**Problem details**
Copy exactly the lines from the start of the material through the line with "W, H = 966, 748". Pictures stay out of the copy.
== Provided data ==
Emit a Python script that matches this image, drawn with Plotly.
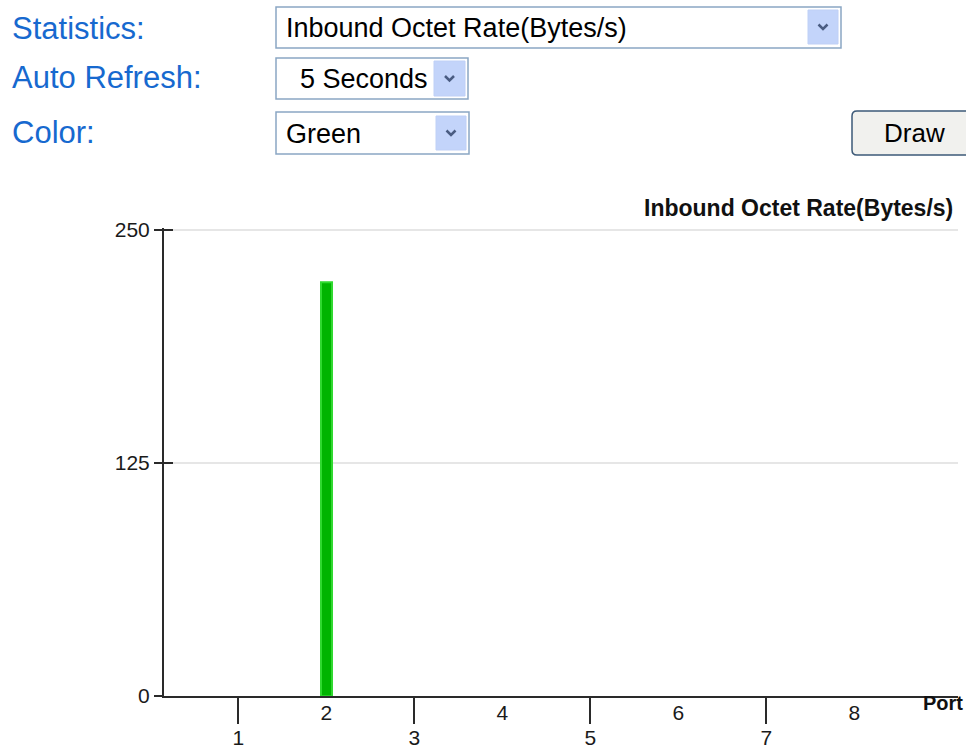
import plotly.graph_objects as go

# Port statistics shown in the bar chart
ports = [1, 2, 3, 4, 5, 6, 7, 8]
inbound_rate = [0, 222, 0, 0, 0, 0, 0, 0]
y_ticks = [0, 125, 250]
odd_ports = [1, 3, 5, 7]
even_ports = [2, 4, 6, 8]

chart_title = "Inbound Octet Rate(Bytes/s)"
form_labels = ["Statistics:", "Auto Refresh:", "Color:"]
form_values = ["Inbound Octet Rate(Bytes/s)", "5 Seconds", "Green"]

W, H = 966, 748


def px(x):
    return x / W


def py(y):
    return 1 - y / H


LABEL_FONT = "Liberation Sans, Arial, sans-serif"
TICK_FONT = "Liberation Sans Narrow, Arial Narrow, Liberation Sans, Arial, sans-serif"
BLUE = "#1769cf"
AXIS = "#2a2a2a"

fig = go.Figure()

fig.add_trace(go.Bar(
    x=ports, y=inbound_rate, width=0.12,
    marker=dict(color="#00b400",
                line=dict(color="#2fd92f", width=[2 if v else 0 for v in inbound_rate])),
    xaxis="x", yaxis="y", hoverinfo="skip", showlegend=False,
))
# invisible companions so the overlay axes get drawn
fig.add_trace(go.Scatter(x=ports, y=inbound_rate, mode="none", xaxis="x2", yaxis="y",
                         hoverinfo="skip", showlegend=False))
fig.add_trace(go.Scatter(x=ports, y=inbound_rate, mode="none", xaxis="x", yaxis="y2",
                         hoverinfo="skip", showlegend=False))

x_lo = 1 - (238.3 - 164) / 88
x_hi = 1 + (958 - 238.3) / 88
y_hi = 251
xdom = [px(164), px(958)]
ydom = [py(696), py(696 - 466 * y_hi / 250)]

tickfont = dict(family=TICK_FONT, size=21, color="#1a1a1a")

fig.update_layout(
    width=W, height=H,
    margin=dict(l=0, r=0, t=0, b=0, pad=0),
    paper_bgcolor="white", plot_bgcolor="white",
    bargap=0,
    xaxis=dict(
        domain=xdom, range=[x_lo, x_hi], anchor="y", automargin=False,
        tickmode="array", tickvals=odd_ports, ticktext=[str(p) for p in odd_ports],
        ticks="outside", ticklen=26, tickwidth=2, tickcolor=AXIS, ticklabelstandoff=-4,
        showline=True, linecolor=AXIS, linewidth=2,
        showgrid=False, zeroline=False, tickfont=tickfont,
    ),
    xaxis2=dict(
        domain=xdom, range=[x_lo, x_hi], anchor="y", overlaying="x", automargin=False,
        tickmode="array", tickvals=even_ports, ticktext=[str(p) for p in even_ports],
        ticks="outside", ticklen=3, tickcolor="rgba(0,0,0,0)", ticklabelstandoff=-5,
        showline=False, showgrid=False, zeroline=False, tickfont=tickfont,
    ),
    yaxis=dict(
        domain=ydom, range=[0, y_hi], anchor="x", automargin=False,
        tickmode="array", tickvals=y_ticks, ticktext=[str(v) for v in y_ticks],
        ticks="outside", ticklen=8, tickwidth=2, tickcolor=AXIS,
        showline=True, linecolor=AXIS, linewidth=2,
        showgrid=True, gridcolor="#e6e6e6", gridwidth=2,
        zeroline=False, tickfont=tickfont,
    ),
    yaxis2=dict(
        domain=ydom, range=[0, y_hi], anchor="x", overlaying="y", automargin=False,
        tickmode="array", tickvals=y_ticks, showticklabels=False,
        ticks="inside", ticklen=9, tickwidth=2, tickcolor=AXIS,
        showline=False, showgrid=False, zeroline=False,
    ),
)

annotations = []
shapes = []

# chart title and axis name
annotations.append(dict(text="<b>" + chart_title + "</b>", x=px(955), y=py(208),
                        xref="paper", yref="paper", xanchor="right", yanchor="middle",
                        showarrow=False, font=dict(family=LABEL_FONT, size=23, color="#111")))
annotations.append(dict(text="<b>Port</b>", x=px(965), y=py(703),
                        xref="paper", yref="paper", xanchor="right", yanchor="middle",
                        showarrow=False, font=dict(family=LABEL_FONT, size=20, color="#111")))

# form controls above the chart
label_y = [28, 78, 133]
for text, yc in zip(form_labels, label_y):
    annotations.append(dict(text=text, x=px(10), y=py(yc), xref="paper", yref="paper",
                            xanchor="left", yanchor="middle", showarrow=False,
                            font=dict(family=LABEL_FONT, size=31, color=BLUE)))

boxes = [  # x0, x1, y0, y1 of each select box and its arrow button
    ((276, 841, 7, 48), (808, 838, 10, 44)),
    ((276, 468, 58, 99), (434, 465, 61, 96)),
    ((276, 469, 112, 154), (436, 466, 116, 150)),
]
value_x = [284, 298, 284]
for (box, arrow), text, tx in zip(boxes, form_values, value_x):
    x0, x1, y0, y1 = box
    shapes.append(dict(type="rect", xref="paper", yref="paper",
                       x0=px(x0), x1=px(x1), y0=py(y1), y1=py(y0),
                       line=dict(color="#8aa6c4", width=1.5), fillcolor="white"))
    ax0, ax1, ay0, ay1 = arrow
    shapes.append(dict(type="rect", xref="paper", yref="paper",
                       x0=px(ax0), x1=px(ax1), y0=py(ay1), y1=py(ay0),
                       line=dict(color="#bfd0f6", width=1), fillcolor="#c3d4fa"))
    cx, cy = (ax0 + ax1) / 2, (ay0 + ay1) / 2
    path = "M {} {} L {} {} L {} {}".format(px(cx - 4.5), py(cy - 2.5), px(cx), py(cy + 2),
                                           px(cx + 4.5), py(cy - 2.5))
    shapes.append(dict(type="path", xref="paper", yref="paper", path=path,
                       line=dict(color="#4a5c82", width=2.5)))
    annotations.append(dict(text=text, x=px(tx), y=py((y0 + y1) / 2 + 0.5), xref="paper",
                            yref="paper", xanchor="left", yanchor="middle", showarrow=False,
                            font=dict(family=LABEL_FONT, size=27, color="#000")))

# Draw button with rounded corners
bx0, bx1, by0, by1, r = 852, 975, 111, 155, 5
rounded = ("M {a} {b} L {c} {b} Q {d} {b} {d} {e} L {d} {f} Q {d} {g} {c} {g} "
           "L {a} {g} Q {h} {g} {h} {f} L {h} {e} Q {h} {b} {a} {b} Z").format(
    a=px(bx0 + r), b=py(by0), c=px(bx1 - r), d=px(bx1), e=py(by0 + r),
    f=py(by1 - r), g=py(by1), h=px(bx0))
shapes.append(dict(type="path", xref="paper", yref="paper", path=rounded,
                   line=dict(color="#3d5a78", width=1.5), fillcolor="#f1f1ee"))
annotations.append(dict(text="Draw", x=px(914), y=py(133), xref="paper", yref="paper",
                        xanchor="center", yanchor="middle", showarrow=False,
                        font=dict(family=LABEL_FONT, size=26, color="#000")))

fig.update_layout(annotations=annotations, shapes=shapes)

fig.write_html("out.html")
===
**Full answer**
Emit a Python script that matches this image, drawn with Plotly.
import plotly.graph_objects as go

# Port statistics shown in the bar chart
ports = [1, 2, 3, 4, 5, 6, 7, 8]
inbound_rate = [0, 222, 0, 0, 0, 0, 0, 0]
y_ticks = [0, 125, 250]
odd_ports = [1, 3, 5, 7]
even_ports = [2, 4, 6, 8]

chart_title = "Inbound Octet Rate(Bytes/s)"
form_labels = ["Statistics:", "Auto Refresh:", "Color:"]
form_values = ["Inbound Octet Rate(Bytes/s)", "5 Seconds", "Green"]

W, H = 966, 748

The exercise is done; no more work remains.